>> START

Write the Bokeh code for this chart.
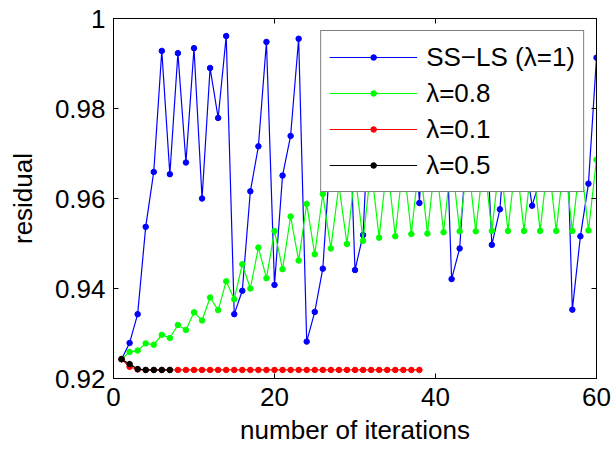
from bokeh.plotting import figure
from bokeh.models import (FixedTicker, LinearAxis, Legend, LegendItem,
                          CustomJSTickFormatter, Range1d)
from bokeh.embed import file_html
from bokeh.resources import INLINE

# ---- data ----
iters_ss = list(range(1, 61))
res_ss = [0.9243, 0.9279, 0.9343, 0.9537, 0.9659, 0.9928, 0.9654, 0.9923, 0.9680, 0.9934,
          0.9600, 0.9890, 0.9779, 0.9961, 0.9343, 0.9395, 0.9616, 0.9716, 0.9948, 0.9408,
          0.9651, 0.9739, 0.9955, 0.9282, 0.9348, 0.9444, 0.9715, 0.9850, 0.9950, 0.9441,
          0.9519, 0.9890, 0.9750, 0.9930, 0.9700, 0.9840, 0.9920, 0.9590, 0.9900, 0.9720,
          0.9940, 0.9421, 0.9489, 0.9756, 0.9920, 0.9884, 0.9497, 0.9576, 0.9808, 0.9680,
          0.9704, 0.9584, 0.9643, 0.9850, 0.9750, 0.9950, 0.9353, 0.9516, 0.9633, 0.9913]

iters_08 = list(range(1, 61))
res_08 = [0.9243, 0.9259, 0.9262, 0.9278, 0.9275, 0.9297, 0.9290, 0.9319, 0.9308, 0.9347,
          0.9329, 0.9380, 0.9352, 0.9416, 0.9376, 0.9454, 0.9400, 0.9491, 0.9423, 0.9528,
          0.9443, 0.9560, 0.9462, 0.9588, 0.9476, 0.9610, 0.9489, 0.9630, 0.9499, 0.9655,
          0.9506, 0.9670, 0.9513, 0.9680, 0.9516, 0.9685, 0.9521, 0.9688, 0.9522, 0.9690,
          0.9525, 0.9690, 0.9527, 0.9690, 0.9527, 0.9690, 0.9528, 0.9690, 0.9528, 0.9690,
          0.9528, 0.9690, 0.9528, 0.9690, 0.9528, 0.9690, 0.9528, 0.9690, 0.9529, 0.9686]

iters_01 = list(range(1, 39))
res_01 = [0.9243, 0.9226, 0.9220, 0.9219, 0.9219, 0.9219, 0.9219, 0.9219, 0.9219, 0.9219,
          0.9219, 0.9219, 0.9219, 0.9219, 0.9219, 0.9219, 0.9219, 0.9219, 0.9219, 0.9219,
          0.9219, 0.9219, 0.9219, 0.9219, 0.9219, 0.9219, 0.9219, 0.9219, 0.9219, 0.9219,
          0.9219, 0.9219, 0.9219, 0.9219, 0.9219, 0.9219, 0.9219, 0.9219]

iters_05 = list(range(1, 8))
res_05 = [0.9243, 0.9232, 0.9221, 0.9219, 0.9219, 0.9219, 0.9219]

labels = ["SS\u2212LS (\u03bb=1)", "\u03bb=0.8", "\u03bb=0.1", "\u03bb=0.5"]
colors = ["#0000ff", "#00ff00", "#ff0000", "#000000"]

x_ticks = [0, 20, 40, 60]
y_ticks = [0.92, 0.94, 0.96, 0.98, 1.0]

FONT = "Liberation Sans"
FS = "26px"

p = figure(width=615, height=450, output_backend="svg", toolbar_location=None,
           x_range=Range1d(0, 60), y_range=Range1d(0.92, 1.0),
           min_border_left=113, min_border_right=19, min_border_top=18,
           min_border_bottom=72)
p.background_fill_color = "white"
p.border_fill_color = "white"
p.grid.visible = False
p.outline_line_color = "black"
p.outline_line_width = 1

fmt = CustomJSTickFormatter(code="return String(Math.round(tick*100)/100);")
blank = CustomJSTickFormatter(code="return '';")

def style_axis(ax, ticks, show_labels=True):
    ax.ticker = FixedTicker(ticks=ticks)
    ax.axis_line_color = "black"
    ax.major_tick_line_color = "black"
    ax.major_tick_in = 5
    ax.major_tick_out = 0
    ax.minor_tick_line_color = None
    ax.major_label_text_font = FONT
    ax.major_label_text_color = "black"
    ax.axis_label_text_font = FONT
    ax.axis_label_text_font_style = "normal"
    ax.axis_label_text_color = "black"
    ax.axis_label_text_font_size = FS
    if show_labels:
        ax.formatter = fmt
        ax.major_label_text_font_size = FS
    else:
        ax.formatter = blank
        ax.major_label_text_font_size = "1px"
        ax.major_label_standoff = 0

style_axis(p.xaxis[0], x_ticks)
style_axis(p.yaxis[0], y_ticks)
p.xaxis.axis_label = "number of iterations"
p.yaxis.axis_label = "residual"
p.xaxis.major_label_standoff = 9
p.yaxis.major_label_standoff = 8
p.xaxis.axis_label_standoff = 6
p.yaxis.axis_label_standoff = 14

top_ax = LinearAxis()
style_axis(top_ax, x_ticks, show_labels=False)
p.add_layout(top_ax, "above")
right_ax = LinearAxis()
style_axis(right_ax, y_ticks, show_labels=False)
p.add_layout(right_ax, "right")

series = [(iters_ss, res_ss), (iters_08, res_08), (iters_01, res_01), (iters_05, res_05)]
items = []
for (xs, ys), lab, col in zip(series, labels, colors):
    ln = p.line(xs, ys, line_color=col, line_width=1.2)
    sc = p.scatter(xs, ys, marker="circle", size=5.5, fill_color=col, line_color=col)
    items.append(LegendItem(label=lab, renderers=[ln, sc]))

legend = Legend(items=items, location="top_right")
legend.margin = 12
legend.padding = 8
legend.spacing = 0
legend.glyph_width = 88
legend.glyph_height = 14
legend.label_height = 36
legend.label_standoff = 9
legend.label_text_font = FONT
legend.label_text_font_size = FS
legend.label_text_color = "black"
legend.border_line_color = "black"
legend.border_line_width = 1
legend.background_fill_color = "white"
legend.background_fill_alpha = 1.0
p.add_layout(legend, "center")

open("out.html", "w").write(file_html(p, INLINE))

>> END

What you need to do: Pick out the lines containing the word "code" and show them.

Correct output:
Write the Bokeh code for this chart.
fmt = CustomJSTickFormatter(code="return String(Math.round(tick*100)/100);")
blank = CustomJSTickFormatter(code="return '';")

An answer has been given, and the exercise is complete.